Highlands Board of Regents President and former President of the Foundation Board Leveo V. Sanchez has pledged the initial $50,000 as a challenge grant.
Highlands School of Education dean, Michael Anderson, said the Center for Excellence’s focus on middle-school teaching of math and science addresses a critical need in New Mexico schools as well as across the nation.
“We know that we begin to see our students lose interest or capabilities in the math and science fields in the middle school years,” Anderson said. “By working with teachers in those areas to assist them in new methods, to refresh their skills, or provide a stronger foundation, we can improve the student outcomes in math and science. Frankly, this is critical for our state, which has one of the largest numbers of employment opportunities in the country due to our national labs.”
The Center for Excellence will also focus on professional development schools, which places university faculty on school sites with student teachers. Highlands University faculty will be integrated not only with the student teachers but also with the middle school campus faculty. This will give real-world preparation according to Dr. David Braun Harycki, associate dean of the School of Education.
“We will kick-off the fund-raising effort immediately,” said G. Doyle Daves, president of the Highlands Foundation. “We will seek help from all quarters to raise this money. This is one of the most important projects we have undertaken, and the impact of the success of this program will have long-term effects on our communities and our state. We are helping to support the development of a program that will someday have national implications for middle school education.”
The focus on the School of Education by the Foundation Board came at the recommendation of Dr. Jim Fries, president of New Mexico Highlands.

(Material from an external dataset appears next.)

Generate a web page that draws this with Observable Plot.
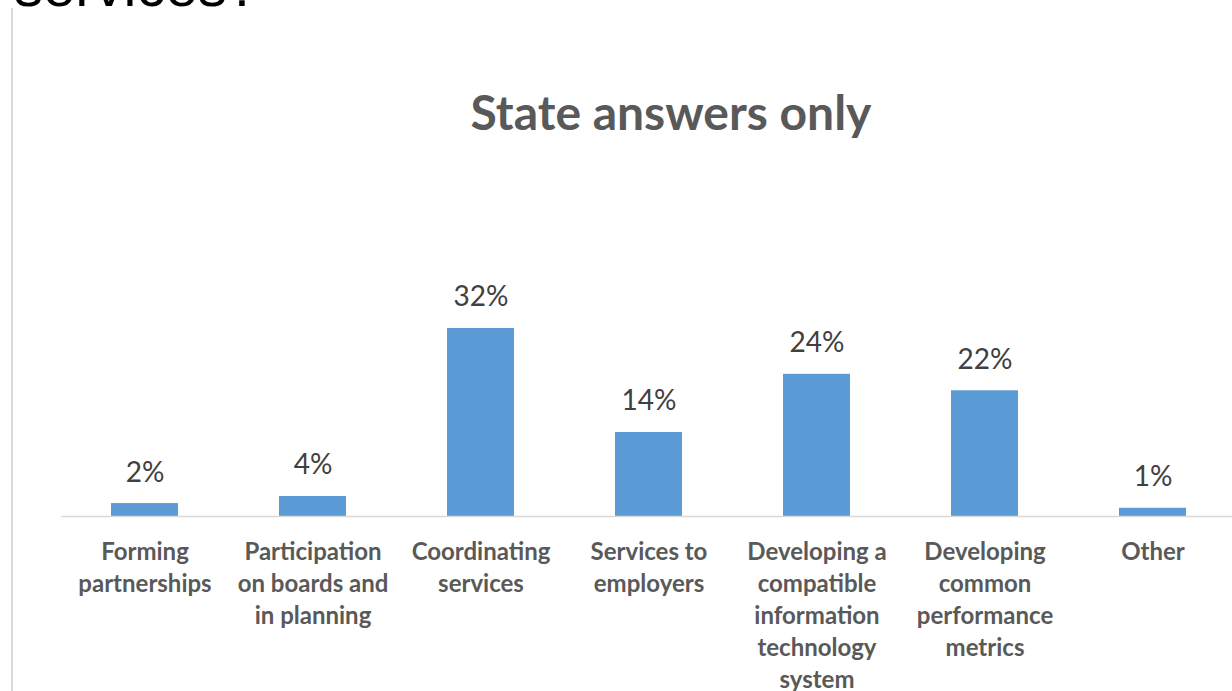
<!DOCTYPE html>
<html>
<head>
<meta charset="utf-8">
<script src="https://cdn.jsdelivr.net/npm/d3@7"></script>
<script src="https://cdn.jsdelivr.net/npm/@observablehq/plot@0.6"></script>
<style>
  html, body { margin: 0; padding: 0; background: #fff; }
  #wrap { position: relative; width: 1232px; height: 691px; overflow: hidden; background: #fff; }
  #frame { position: absolute; left: 11px; top: 8px; width: 1240px; height: 700px; border-left: 2px solid #d9d9d9; }
  #question { position: absolute; left: 14px; top: -43px; font-family: "Liberation Sans", Arial, sans-serif; font-size: 58px; color: #000; white-space: nowrap; line-height: 1; }
  #title { position: absolute; left: 0; width: 1342px; top: 83px; text-align: center; font-family: Lato, "Open Sans", sans-serif; font-weight: 700; font-size: 48px; color: #595959; line-height: 1.2; }
  #chart { position: absolute; left: 0; top: 0; }
</style>
</head>
<body>
<div id="wrap">
  <div id="question">services?</div>
  <div id="frame"></div>
  <div id="title">State answers only</div>
  <div id="chart"></div>
</div>
<script>
const categories = [
  "Forming\npartnerships",
  "Participation\non boards and\nin planning",
  "Coordinating\nservices",
  "Services to\nemployers",
  "Developing a\ncompatible\ninformation\ntechnology\nsystem",
  "Developing\ncommon\nperformance\nmetrics",
  "Other"
];
// bar heights (labels show rounded percentages)
const values = [2.2, 3.4, 32, 14.3, 24.2, 21.4, 1.4];
const valueLabels = ["2%", "4%", "32%", "14%", "24%", "22%", "1%"];

const data = categories.map((c, i) => ({ category: c, value: values[i], label: valueLabels[i] }));

const chart = Plot.plot({
  width: 1232,
  height: 691,
  marginLeft: 61,
  marginRight: 0,
  marginTop: 0,
  marginBottom: 0,
  style: { background: "transparent", overflow: "visible" },
  x: { domain: categories, range: [61, 1237], paddingInner: 0.6, paddingOuter: 0.3, axis: null },
  y: { domain: [0, 35], range: [516, 516 - 5.875 * 35], axis: null },
  marks: [
    Plot.barY(data, { x: "category", y: "value", fill: "#5b9bd5" }),
    Plot.ruleY([0], { stroke: "#d9d9d9", strokeWidth: 1.5 }),
    Plot.text(data, {
      x: "category", y: "value", text: "label",
      dy: -31, lineAnchor: "middle",
      fontFamily: "Lato, 'Open Sans', sans-serif", fontSize: 28, fill: "#404040"
    }),
    Plot.text(data, {
      x: "category", y: () => 0, text: "category",
      dy: 21, lineAnchor: "top", lineHeight: 32 / 24,
      fontFamily: "Lato, 'Open Sans', sans-serif", fontWeight: 700, fontSize: 24, fill: "#595959"
    })
  ]
});
document.getElementById("chart").appendChild(chart);
</script>
</body>
</html>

“Highlands started in 1893 as a normal school to train teachers and has a rich history of excellence in its School of Education,” Fries told the Foundation Board. “Today it is critical that educators at all levels work together to strengthen our schools, especially in math and science, and we need to refocus our efforts in the School of Education toward that goal. Far too many of our young people today are not finishing high school. We are going to focus initially on middle school education, which hasn’t received as much attention as the elementary and high school programs in an effort to stem that trend. I’m very pleased with the work our faculty is doing to improve learning opportunities for our students and enhance supportive interactions with area teachers in order to strengthen our school systems across the state.”